I’m a history minded fellow and sometimes I forget that others are not. I tend to study history more than most, but not as much as many others. And there is a sliding scale of interest that ranges across the vast depth of history. Even the most studious have blind spots where our knowledge is weak. Still others have almost no knowledge of a wide swath of our collective history yet are remarkably well informed on a single area that is of interest to them. When I talk about the past and look for lessons to be learned, I am aware that some several or even many are better informed than am I, but still try to write to those who know less.
Today I address authoritarianism. Right now. Right now it is raging around the world. In countries from east to west people are accepting and even warmly embracing authoritarian leaders in ways that trouble those of us who favor democratic rule. I won’t bother to name countries, but strongmen dictators have found themselves in power in countries that had once shunned such concentrated power. And while this isn’t universal, it has grown in the past several years. And even a glance at history through this lens informs us that this recurs in some irregular cycle. I haven’t cracked the books to see just how often this happens, nor to find the papers that explain it in depth, nor do I pretend to know what exactly happens that make a democratic people turn toward dictators. Fear, perhaps, but that is too vague for a real understanding.
But here we are in the most democratic country, the country that invented the modern version of democracy, facing a rabid lust for a dictator by close to half our people. It is frightening. The idea of democracy is to spread power as a check against despotism. Once power concentrates it is damn hard to split it up again.
But we’ve seen this before in America, and perhaps shining a light on this will help those who seek it understand what they are lusting for.
During the 1930s the Great Depression ravaged not only America, but the whole world. People became desperate and often began to doubt the ability of their democratic institutions to address their privations and fears. From country to country they accepted or adopted authoritarian individuals who promised to make things right. There are plenty of history books that will explain each of these cases in depth, and still others to show how doomed the results were in most of those cases. But the string of truth running through all of them was that the individual in question was really seeking power and glory for themselves, as opposed to genuine relief for their constituents. The most famous of these built countries that required war and conquest to survive the changes made. Through the clear glass of history we can see that the people brought death and destruction on themselves in adopting a dictator to lead them.

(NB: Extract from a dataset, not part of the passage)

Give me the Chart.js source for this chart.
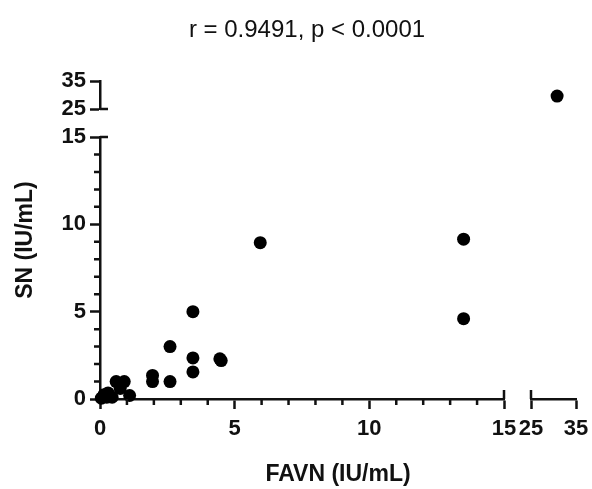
<!DOCTYPE html>
<html>
<head>
<meta charset="utf-8">
<script src="https://cdn.jsdelivr.net/npm/chart.js@4"></script>
<style>
  html, body { margin: 0; padding: 0; background: #fff; }
  #wrap { width: 592px; height: 489px; }
</style>
</head>
<body>
<div id="wrap"><canvas id="chart"></canvas></div>
<script>
// FAVN vs SN titres (IU/mL)
const favn = [0.05, 0.15, 0.25, 0.35, 0.45, 0.3, 1.1, 0.6, 0.9, 0.75,
  1.95, 1.95, 2.6, 2.6, 3.45, 3.45, 3.45, 4.45, 4.5, 5.95, 13.5, 13.5];
const sn = [0.05, 0.25, 0.1, 0.2, 0.1, 0.35, 0.2, 1.0, 1.0, 0.6,
  1.35, 1.0, 3.0, 1.0, 5.0, 2.35, 1.55, 2.3, 2.2, 8.95, 9.15, 4.6];
// the one sample above the axis breaks
const favnHigh = [30.8];
const snHigh = [29.6];

const xTicks = [0, 5, 10, 15];
const xUpperTicks = [25, 35];
const yTicks = [0, 5, 10, 15];
const yUpperTicks = [25, 35];
const minorTicks = [1, 2, 3, 4, 6, 7, 8, 9, 11, 12, 13, 14];
const subtitle = 'r = 0.9491, p < 0.0001';

const INK = '#111';
const DOT = '#000';
const AXIS_W = 2.5;
Chart.defaults.font.family = "'Liberation Sans', Arial, sans-serif";
Chart.defaults.color = INK;

const tickFont = { size: 22, weight: 'bold' };
const setTicks = arr => scale => { scale.ticks = arr.map(v => ({ value: v })); };
const fixWidth = w => scale => { scale.width = w; };
// x segments: fixed height, and no label overhang eating into the plot width
const fixHeight = h => scale => {
  scale.height = h;
  scale.paddingLeft = 0;
  scale.paddingRight = 0;
};

// one segment of a broken axis
function segment(axis, pos, stack, weight, stackWeight, min, max, ticks) {
  return {
    type: 'linear', axis: axis, position: pos, stack: stack,
    weight: weight, stackWeight: stackWeight,
    min: min, max: max,
    afterBuildTicks: setTicks(ticks),
    afterFit: axis === 'y' ? fixWidth(60) : fixHeight(40),
    border: { display: true, color: INK, width: AXIS_W },
    grid: { drawOnChartArea: false, drawTicks: true, tickLength: 10, tickWidth: AXIS_W, tickColor: INK },
    ticks: { font: tickFont, padding: axis === 'y' ? 4 : 7, maxRotation: 0, autoSkip: false, color: INK }
  };
}

function gap(axis, pos, stack, weight, stackWeight) {
  return {
    type: 'linear', axis: axis, position: pos, stack: stack,
    weight: weight, stackWeight: stackWeight, min: 0, max: 1, display: false
  };
}

function titleOnly(axis, pos, weight, text, size, pad) {
  return {
    type: 'linear', axis: axis, position: pos, weight: weight, min: 0, max: 1,
    afterFit: axis === 'y' ? fixWidth(size) : fixHeight(size),
    border: { display: false }, grid: { display: false }, ticks: { display: false },
    title: { display: true, text: text, color: INK, font: { size: 23, weight: 'bold' }, padding: pad }
  };
}

// subtitle, minor ticks and axis-break marks
const extras = {
  id: 'extras',
  afterDraw(chart) {
    const { ctx, scales } = chart;
    ctx.save();
    ctx.fillStyle = INK;
    ctx.font = "24px 'Liberation Sans', Arial, sans-serif";
    ctx.textAlign = 'center';
    ctx.textBaseline = 'alphabetic';
    ctx.fillText(subtitle, 307, 37);

    ctx.strokeStyle = INK;
    ctx.lineWidth = AXIS_W;
    ctx.beginPath();
    const ax = scales.y.right;
    const ay = scales.x.top;
    minorTicks.forEach(v => {
      const py = scales.y.getPixelForValue(v);
      ctx.moveTo(ax - 6, py); ctx.lineTo(ax, py);
      const px = scales.x.getPixelForValue(v);
      ctx.moveTo(px, ay); ctx.lineTo(px, ay + 6);
    });
    // break marks cross the axis
    [scales.y.getPixelForValue(15), scales.y2.getPixelForValue(25)].forEach(py => {
      ctx.moveTo(ax, py); ctx.lineTo(ax + 8, py);
    });
    [scales.x.getPixelForValue(15), scales.x2.getPixelForValue(25)].forEach(px => {
      ctx.moveTo(px, ay); ctx.lineTo(px, ay - 9);
    });
    ctx.stroke();
    ctx.restore();
  }
};

const dotStyle = {
  pointRadius: 6.5, pointHoverRadius: 6.5,
  backgroundColor: DOT, borderColor: DOT, borderWidth: 0, clip: false
};

new Chart(document.getElementById('chart'), {
  type: 'scatter',
  data: {
    datasets: [Object.assign({
      data: favn.map((v, i) => ({ x: v, y: sn[i] })),
      xAxisID: 'x', yAxisID: 'y'
    }, dotStyle), Object.assign({
      data: favnHigh.map((v, i) => ({ x: v, y: snHigh[i] })),
      xAxisID: 'x2', yAxisID: 'y2'
    }, dotStyle)]
  },
  options: {
    responsive: true,
    maintainAspectRatio: false,
    animation: false,
    layout: { padding: { top: 81, right: 16, bottom: 0, left: 0 } },
    plugins: { legend: { display: false }, tooltip: { enabled: false }, colors: { enabled: false } },
    scales: {
      yTitle: titleOnly('y', 'left', 10, 'SN (IU/mL)', 40, { top: 12, bottom: 0 }),
      y2: segment('y', 'left', 'ys', 3, 28, 25, 35, yUpperTicks),
      yGap: gap('y', 'left', 'ys', 2, 28),
      y: segment('y', 'left', 'ys', 1, 262, 0, 15, yTicks),
      x: segment('x', 'bottom', 'xs', 1, 404, 0, 15, xTicks),
      xGap: gap('x', 'bottom', 'xs', 2, 27),
      x2: segment('x', 'bottom', 'xs', 3, 45, 25, 35, xUpperTicks),
      xTitle: titleOnly('x', 'bottom', 10, 'FAVN (IU/mL)', 50, { top: 0, bottom: 1 })
    }
  },
  plugins: [extras]
});
</script>
</body>
</html>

America was not immune to this. In the thirties it was fascism that we saw grow in Europe. And while it took hold under that name in Spain and Italy, and as National Socialism in Germany, the same fascist desires were growing in Great Britain and the United States as well. There was an organization called the German American Bund. It was a straight up Nazi party in the USA. It boasted 25,000 members and was meant to be sympathetic to the Nazi party in Germany. They even wore similar uniforms and advocated for similar policies.
But this group was limited to German-Americans. But even amongst those who had no ancestry to share with them there was admiration for the dictators of Europe. There were Americans who sympathized with the Nazis before, during, and even after the war. Across the country people of all stripes were turning toward what they perceived as strong, nationalist leaders that made promises of greatness. People were told to blame immigrants and those who looked different. There was always an “other” that was the enemy. Populists gained greater influence. But always it was the power and glory they sought for themselves that drove them. We managed to keep our democratic government structure through all of that, and while people revered President Franklin Delano Roosevelt, he resisted the temptation to establish himself as dictator. I say resisted because in the face the crisis at hand, he considered taking powers not afforded by democracy.
But our establishment of democracy in America was a fight against a despot. It was our desire to rule ourselves through collective agreement that prompted us to throw off the yoke of tyranny of a solitary and powerful king. We saw that concentrated power was prone to abuse and corruption. As it was, the people of America, then colonists of Great Britain, had a bad king. But rather than hoping that the next one would be better, or seeking to implant their own, they rebelled and created a country where no one man made the rules.
And we have today organizations lauding those patriots who bore arms and fought to create this nation. We recognize that it wasn’t all of our citizens in agreement to gain independence from the king. No, many of the those in the colonies were loyal subjects of the crown and wished to remain so. We even today have groups that claim (erroneously) that only three-percent of the people fought for the new country. Yet it is true that amongst the population there was a great many who would rather keep the king telling them what to do. Sure, many of these were folks simply preferring the status quo to the struggles of rebellion, but many remained loyal to the crown even after independence was achieved. People went to Canada or back to England.
It is ironic that today many of those who ardently support the authoritarianism that Donald Trump espouses, claim allegiance to the patriotism of the founding armies. They are crying for freedom while supporting the opposite. They are indulging their fantasies of kinship to those who threw off the yoke of regency and tyranny, while proclaiming fidelity to a man trying to subvert the democratic process to retain power. They call on the ghosts of the founding fathers who began a government of the people, while they endorse an authoritarian would-be dictator.
Make no mistake, authoritarianism, by whatever name we call it, has risen its ugly head around the world again. It was the fascists and the nazis then and by other names today, but it seeks to take back what it lost when this country was founded.
The words of President Lincoln ring in my head today. … that government of the People, by the People, for the People, shall not perish from the earth.